Family Harmony as Emotional Architecture
The fact that this song is performed by a family unit is not incidental to its effect. The blended voices of father, daughter, and son carry a specific resonance when the subject is loss within a family circle. Grief is rarely an individual experience; it radiates outward through the people who share a life and a history together, and singing together is one of the oldest human responses to collective pain. The harmonies in Fly function as the musical equivalent of people holding each other up, each voice supporting the others, none of them strong enough alone but together creating something that carries the weight of shared sorrow.
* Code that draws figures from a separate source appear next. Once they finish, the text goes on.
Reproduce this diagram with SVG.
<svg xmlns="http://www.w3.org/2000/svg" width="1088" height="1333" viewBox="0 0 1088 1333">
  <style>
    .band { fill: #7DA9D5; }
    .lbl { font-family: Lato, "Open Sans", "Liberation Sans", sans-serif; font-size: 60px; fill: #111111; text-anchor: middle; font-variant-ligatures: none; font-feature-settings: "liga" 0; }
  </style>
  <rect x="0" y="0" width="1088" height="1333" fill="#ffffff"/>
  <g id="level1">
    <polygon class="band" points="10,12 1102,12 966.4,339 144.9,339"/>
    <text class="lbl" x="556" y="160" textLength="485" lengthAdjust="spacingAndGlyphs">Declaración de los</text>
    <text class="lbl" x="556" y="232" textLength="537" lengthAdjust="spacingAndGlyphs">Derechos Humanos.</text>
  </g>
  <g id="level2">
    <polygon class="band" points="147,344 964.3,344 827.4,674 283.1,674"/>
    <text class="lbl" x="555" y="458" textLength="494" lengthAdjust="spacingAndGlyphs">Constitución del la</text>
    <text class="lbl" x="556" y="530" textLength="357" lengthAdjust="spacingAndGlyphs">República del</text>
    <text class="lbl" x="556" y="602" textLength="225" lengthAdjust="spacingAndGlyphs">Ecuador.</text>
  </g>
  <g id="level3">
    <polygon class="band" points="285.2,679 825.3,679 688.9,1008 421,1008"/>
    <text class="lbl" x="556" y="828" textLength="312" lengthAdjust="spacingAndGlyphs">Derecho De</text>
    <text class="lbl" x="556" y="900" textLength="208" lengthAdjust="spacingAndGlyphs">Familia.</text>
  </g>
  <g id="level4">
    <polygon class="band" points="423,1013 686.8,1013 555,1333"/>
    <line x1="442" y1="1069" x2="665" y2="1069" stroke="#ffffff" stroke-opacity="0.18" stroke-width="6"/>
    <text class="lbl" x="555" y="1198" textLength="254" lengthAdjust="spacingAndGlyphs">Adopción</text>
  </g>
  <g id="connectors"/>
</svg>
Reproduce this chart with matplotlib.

That dimension of the performance gives the record a texture that no solo performance could have provided. Steve Wilkinson and his children Amanda and Tyler delivered something that felt lived-in rather than performed.
Why It Found Such a Wide Audience
The song's 15-week run on the Billboard Hot 100, climbing steadily from number 95 to its peak of number 53 in February 1999, confirmed that its audience extended well beyond country radio's core demographic. The experience of losing someone and needing music to help process that loss is universal across genre lines and cultural backgrounds. Fly offered a framework for grief that was accessible, emotionally honest, and gently hopeful without being falsely cheerful or dismissive of real pain. That balance is genuinely difficult to achieve in three and a half minutes. Too much consolation tips into denial; too much sorrow collapses into despair. The Wilkinsons found the narrow passage between the two, and listeners who heard it recognized that precision immediately.
"Fly (The Angel Song)" — The Wilkinsons' singular moment on the 1990s charts.